By Eloise Moran, Mitchell Beazley, $55.00.

Diana, Princess of Wales, is an international icon whose legacy continues today, 25 years after her death.

It was her activism and glamour that earned her enduring popularity as well as unparalleled public scrutiny, aggravated by her tumultuous private life. There was, and always will be, an air of mystery to the Princess.

Through a stunningly opulent series of colourful images, London-born, Los Angeles-based fashion journalist Eloise Moran decodes Princess Diana’s outfits in this stylish visual psychobiography. She outlines what Diana was trying to tell us through her clothes. What Lady Di couldn’t express verbally, she expressed through her clothes.
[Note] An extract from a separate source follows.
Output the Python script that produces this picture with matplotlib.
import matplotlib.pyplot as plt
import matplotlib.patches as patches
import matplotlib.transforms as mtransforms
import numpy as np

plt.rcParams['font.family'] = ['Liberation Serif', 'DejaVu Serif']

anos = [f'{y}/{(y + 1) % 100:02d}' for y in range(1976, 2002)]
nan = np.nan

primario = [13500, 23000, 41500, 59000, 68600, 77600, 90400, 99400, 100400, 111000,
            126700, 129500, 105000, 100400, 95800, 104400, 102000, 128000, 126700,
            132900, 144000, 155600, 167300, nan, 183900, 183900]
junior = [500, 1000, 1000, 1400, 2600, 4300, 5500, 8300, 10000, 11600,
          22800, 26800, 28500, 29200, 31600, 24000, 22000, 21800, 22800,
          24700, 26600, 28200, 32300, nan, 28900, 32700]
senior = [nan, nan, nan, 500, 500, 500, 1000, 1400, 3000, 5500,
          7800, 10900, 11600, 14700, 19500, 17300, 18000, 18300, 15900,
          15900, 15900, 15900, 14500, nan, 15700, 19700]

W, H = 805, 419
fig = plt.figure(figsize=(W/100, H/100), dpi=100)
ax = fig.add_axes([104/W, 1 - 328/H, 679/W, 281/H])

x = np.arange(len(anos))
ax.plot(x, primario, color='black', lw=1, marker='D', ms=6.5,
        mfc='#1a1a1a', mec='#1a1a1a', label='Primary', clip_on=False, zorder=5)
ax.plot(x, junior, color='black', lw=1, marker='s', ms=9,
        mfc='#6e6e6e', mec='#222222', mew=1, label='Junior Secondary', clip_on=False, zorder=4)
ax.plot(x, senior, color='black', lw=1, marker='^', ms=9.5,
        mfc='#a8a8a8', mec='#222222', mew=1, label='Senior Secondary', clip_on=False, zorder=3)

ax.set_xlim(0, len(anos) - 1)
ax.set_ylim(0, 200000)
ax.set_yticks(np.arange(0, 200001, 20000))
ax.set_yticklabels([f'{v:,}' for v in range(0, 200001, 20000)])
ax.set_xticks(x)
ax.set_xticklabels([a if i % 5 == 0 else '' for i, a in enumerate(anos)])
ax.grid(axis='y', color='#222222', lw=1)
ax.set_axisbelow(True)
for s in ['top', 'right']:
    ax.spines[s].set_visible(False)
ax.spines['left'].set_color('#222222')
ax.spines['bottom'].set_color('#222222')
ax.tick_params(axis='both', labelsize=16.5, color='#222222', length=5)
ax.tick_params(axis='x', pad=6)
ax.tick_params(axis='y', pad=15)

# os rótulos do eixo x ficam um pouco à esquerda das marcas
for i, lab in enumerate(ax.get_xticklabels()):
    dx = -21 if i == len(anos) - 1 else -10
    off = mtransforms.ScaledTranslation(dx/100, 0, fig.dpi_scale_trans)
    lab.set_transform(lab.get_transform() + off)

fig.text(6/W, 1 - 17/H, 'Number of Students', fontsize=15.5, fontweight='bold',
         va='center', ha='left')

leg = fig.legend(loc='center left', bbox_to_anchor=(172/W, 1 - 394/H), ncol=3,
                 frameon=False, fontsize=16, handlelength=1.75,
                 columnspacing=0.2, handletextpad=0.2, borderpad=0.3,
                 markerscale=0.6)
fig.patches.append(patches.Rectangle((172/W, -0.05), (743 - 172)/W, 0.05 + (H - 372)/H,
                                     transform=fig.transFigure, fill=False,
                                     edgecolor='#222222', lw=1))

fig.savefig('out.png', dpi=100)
There’s a sense that Diana revelled in the enigma around her – it was almost her superpower, a small fragment of privacy that no one could invade. A narrative that she could control and finally have a say in.

Moran believes strongly that we can unravel this enigma by examining Lady Di’s clothes, alongside the known facts of her biography. “If we look carefully, we can piece together a powerful story – one that’s at first a little sad, then uplifting, ultimately heartbreaking, but overwhelmingly human. From the very start, Diana communicated surreptitiously through what she wore. At her first official royal engagement, she opted for a black taffeta strapless gown much to the dismay of Prince Charles, who told her that black was only for people in mourning.”

There’s an outfit at various stages of her life including a “standout Dynasty Di look” at the 1989 premiere of the film Shirley Valentine. In fact, 28 years ago – two years after Charles and Diana’s separation was announced publicly – she wore a little black dress known by most as her “revenge dress”.

From the summer of 1994, Diana’s clothing continued to play an important role in the rewriting of her narrative.

Diana, princess or not, is just like us. She’s like us because she went through the very human trials and tribulations faced by many women. Except she did it, at times humiliatingly, in plain public sight. “We witnessed her weaknesses, her pain, a betrayal, her growth, and, ultimately, her emancipation. Every move she made, we watched and critiqued. Diana is not relatable because of her status but because most women understand what it’s like to trust and have it broken, to speak and not always be heard, to be doubted and disbelieved.”